Two, in 2014, the party had a presence in less than a fourth of Uttar Pradesh's 1.4 lakh booths, the basic unit of election management. By late 2016, an aggressive membership drive had helped the BJP extend its reach to close to 1.28 lakh booths.
Three, Bansal said, a call centre of 150 people, based out of Lucknow, constantly dialled workers to authenticate them; those that turn out to be "ghosts" were dropped. This allowed the BJP to remedy its image of a largely upper caste party.
"Bansal though stationed in Lucknow was in town hardly 3 to 4 days a month. He was constantly on the move visiting each district and created the bulwark for the campaign launch," a BJP leader in Delhi told News18.
The BJP reached out to non-Jatav Dalits and non-Yadav OBC castes. The party's leadership in the districts, and the distribution of party tickets, reflected this changed social character of the BJP.
In ticket distribution, BJP learnt its lesson from Bihar and gave tickets to just about a dozen Yadav candidates. The focus was on upper caste and non-Yadav OBC. Almost one third of the party candidates were Brahmins and Rajputs. BJP now baited more than 130 non Yadav OBCs and over 80 dalits in this election.
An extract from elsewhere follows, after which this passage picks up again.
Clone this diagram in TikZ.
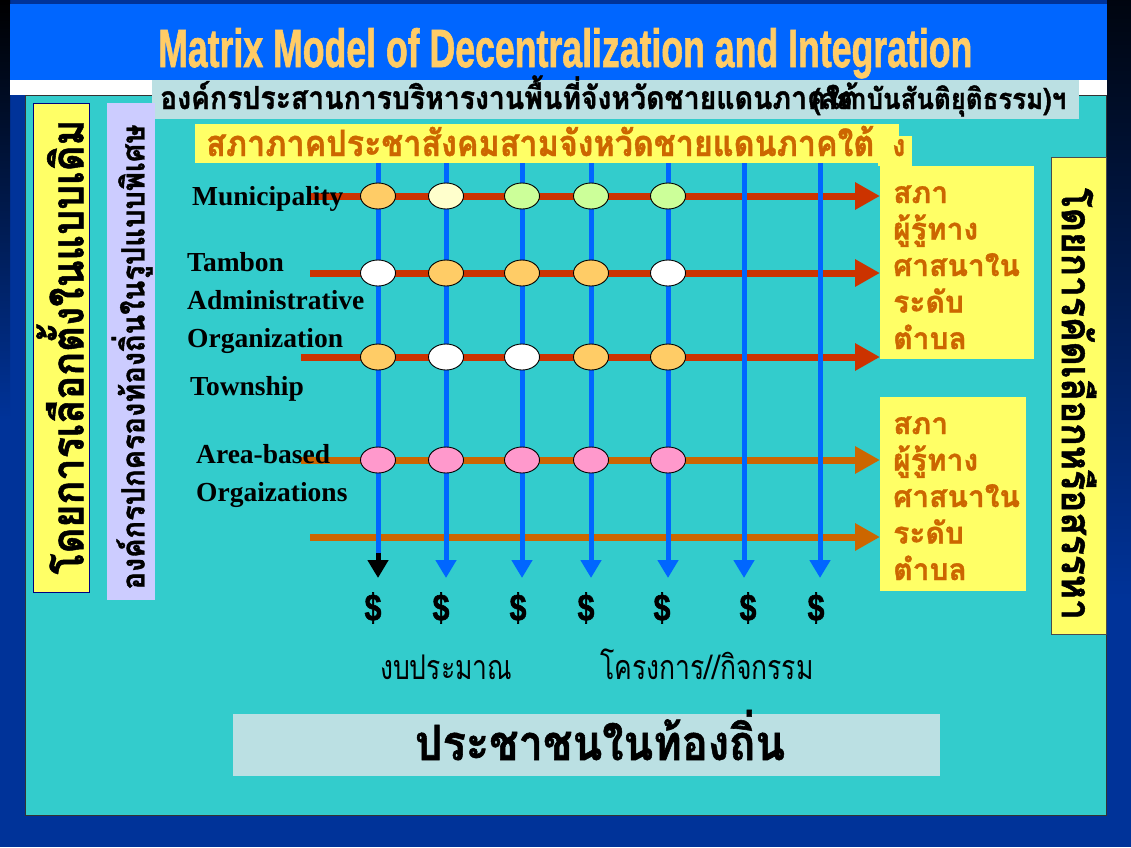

This was resented among its predominantly upper-caste leadership, but Bansal was unrelenting in pushing the state BJP unit in organising regional meetings of booth-level workers and increasing the party’s engagements with Dalits, OBCs, women and youth.
Bansal said the BJP had given 15 tickets to Jat candidates in Phase 1, including on all five seats in Baghpat. That showed we are with the Jats. On the other hand, RLD gave a bulk of tickets to non-Jats. Jat voters won't get divided," Bansal said.
The response to the Dalit outreach was lukewarm, and the Yadav family feud increased Chief Minister Akhilesh Yadav's chances manifold. However, party sources said that Bansal, with his ears to the ground, reacted quickly to these emerging trends, including junking references to the prime minister's demonetisation drive in the party’s election campaigning.